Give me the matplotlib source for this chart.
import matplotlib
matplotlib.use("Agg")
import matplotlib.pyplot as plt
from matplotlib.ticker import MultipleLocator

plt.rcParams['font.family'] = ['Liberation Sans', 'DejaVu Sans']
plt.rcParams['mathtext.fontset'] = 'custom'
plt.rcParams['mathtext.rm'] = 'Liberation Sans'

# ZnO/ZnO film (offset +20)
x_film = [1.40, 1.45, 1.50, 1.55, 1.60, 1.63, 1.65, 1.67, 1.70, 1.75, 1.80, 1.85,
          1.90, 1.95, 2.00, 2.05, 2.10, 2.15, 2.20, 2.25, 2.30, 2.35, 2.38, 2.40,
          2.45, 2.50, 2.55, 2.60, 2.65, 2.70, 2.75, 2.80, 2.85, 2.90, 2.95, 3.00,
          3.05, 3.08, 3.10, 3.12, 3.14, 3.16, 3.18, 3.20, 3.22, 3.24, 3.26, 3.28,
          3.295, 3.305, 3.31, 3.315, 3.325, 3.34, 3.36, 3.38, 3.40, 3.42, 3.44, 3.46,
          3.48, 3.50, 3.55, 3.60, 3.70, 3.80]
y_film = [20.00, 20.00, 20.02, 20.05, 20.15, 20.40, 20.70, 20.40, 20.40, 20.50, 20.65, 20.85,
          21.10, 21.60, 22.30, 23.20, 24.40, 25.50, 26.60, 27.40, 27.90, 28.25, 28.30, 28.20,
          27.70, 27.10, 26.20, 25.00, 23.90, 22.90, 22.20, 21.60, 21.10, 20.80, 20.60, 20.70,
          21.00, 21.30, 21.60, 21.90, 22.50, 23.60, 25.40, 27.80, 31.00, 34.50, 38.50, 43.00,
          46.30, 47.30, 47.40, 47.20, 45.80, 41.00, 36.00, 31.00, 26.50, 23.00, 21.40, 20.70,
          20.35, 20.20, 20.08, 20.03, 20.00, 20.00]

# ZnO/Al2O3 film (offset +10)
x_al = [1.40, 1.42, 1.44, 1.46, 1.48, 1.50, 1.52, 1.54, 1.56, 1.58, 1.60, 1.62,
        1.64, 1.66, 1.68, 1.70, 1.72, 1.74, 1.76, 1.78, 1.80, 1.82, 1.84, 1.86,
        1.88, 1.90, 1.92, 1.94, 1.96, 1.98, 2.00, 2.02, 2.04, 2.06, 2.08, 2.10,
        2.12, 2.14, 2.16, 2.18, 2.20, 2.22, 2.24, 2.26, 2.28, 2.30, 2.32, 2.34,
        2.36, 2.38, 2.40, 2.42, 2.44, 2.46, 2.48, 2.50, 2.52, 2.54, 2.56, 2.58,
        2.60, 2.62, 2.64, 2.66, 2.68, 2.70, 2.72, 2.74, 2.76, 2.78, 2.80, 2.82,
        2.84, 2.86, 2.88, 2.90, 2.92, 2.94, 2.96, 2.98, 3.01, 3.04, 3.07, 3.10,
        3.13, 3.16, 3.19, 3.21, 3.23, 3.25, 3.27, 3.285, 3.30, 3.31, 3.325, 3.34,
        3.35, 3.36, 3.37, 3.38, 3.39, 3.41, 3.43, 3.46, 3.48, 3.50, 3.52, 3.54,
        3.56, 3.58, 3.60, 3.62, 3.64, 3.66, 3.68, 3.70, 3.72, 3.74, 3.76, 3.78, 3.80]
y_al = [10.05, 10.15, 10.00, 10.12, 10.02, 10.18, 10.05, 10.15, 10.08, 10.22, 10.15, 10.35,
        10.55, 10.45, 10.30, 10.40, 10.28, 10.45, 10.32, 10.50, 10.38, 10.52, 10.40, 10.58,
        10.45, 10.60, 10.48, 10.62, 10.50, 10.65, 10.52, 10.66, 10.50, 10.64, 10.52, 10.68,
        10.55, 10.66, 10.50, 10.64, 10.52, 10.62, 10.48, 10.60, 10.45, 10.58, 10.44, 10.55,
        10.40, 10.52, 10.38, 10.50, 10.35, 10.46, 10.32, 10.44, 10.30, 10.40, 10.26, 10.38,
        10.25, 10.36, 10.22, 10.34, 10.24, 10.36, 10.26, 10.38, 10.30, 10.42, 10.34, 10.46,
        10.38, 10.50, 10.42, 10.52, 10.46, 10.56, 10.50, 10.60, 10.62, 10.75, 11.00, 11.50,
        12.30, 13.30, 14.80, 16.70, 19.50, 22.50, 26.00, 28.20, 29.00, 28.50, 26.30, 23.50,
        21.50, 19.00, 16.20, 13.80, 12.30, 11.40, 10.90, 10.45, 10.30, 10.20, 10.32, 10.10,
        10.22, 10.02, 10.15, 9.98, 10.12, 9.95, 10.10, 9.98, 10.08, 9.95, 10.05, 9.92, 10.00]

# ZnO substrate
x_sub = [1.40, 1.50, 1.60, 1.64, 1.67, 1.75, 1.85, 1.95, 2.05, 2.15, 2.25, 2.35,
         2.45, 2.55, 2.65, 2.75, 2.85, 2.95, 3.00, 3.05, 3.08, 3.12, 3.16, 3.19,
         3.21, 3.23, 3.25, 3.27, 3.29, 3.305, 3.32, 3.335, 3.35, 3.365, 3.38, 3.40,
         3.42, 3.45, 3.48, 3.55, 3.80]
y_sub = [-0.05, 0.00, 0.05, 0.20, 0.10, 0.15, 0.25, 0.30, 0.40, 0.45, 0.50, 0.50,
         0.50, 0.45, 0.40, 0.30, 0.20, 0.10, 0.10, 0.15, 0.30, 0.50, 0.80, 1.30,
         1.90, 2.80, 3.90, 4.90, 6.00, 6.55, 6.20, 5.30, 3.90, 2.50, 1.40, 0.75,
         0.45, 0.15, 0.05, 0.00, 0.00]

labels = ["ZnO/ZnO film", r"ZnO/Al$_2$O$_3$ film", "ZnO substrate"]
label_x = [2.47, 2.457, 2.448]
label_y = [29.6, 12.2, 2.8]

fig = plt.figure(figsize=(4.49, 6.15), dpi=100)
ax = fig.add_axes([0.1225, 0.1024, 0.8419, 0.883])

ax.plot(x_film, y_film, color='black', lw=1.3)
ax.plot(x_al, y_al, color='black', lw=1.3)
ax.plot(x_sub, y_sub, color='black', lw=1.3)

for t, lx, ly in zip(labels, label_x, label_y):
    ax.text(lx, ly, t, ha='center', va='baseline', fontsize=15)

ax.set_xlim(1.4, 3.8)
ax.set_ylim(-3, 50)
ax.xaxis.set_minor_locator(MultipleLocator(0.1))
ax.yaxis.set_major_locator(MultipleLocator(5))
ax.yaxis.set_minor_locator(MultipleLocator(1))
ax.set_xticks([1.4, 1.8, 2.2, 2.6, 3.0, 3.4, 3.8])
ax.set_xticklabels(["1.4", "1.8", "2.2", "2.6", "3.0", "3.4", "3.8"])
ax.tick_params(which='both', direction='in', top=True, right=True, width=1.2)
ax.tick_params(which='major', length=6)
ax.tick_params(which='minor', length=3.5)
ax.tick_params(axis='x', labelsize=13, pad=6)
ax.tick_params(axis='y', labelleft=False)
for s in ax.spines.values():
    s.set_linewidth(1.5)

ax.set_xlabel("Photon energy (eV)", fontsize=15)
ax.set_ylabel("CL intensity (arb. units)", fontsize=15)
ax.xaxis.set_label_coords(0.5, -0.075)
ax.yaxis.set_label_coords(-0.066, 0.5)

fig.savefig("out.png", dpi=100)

TASK PROMPT
Print exactly, and only, the lines beginning at the top of the listing and ending at the line with "plt.rcParams['mathtext.rm'] = 'Liberation".

SOLUTION TO THE EXERCISE
Give me the matplotlib source for this chart.
import matplotlib
matplotlib.use("Agg")
import matplotlib.pyplot as plt
from matplotlib.ticker import MultipleLocator

plt.rcParams['font.family'] = ['Liberation Sans', 'DejaVu Sans']
plt.rcParams['mathtext.fontset'] = 'custom'
plt.rcParams['mathtext.rm'] = 'Liberation Sans'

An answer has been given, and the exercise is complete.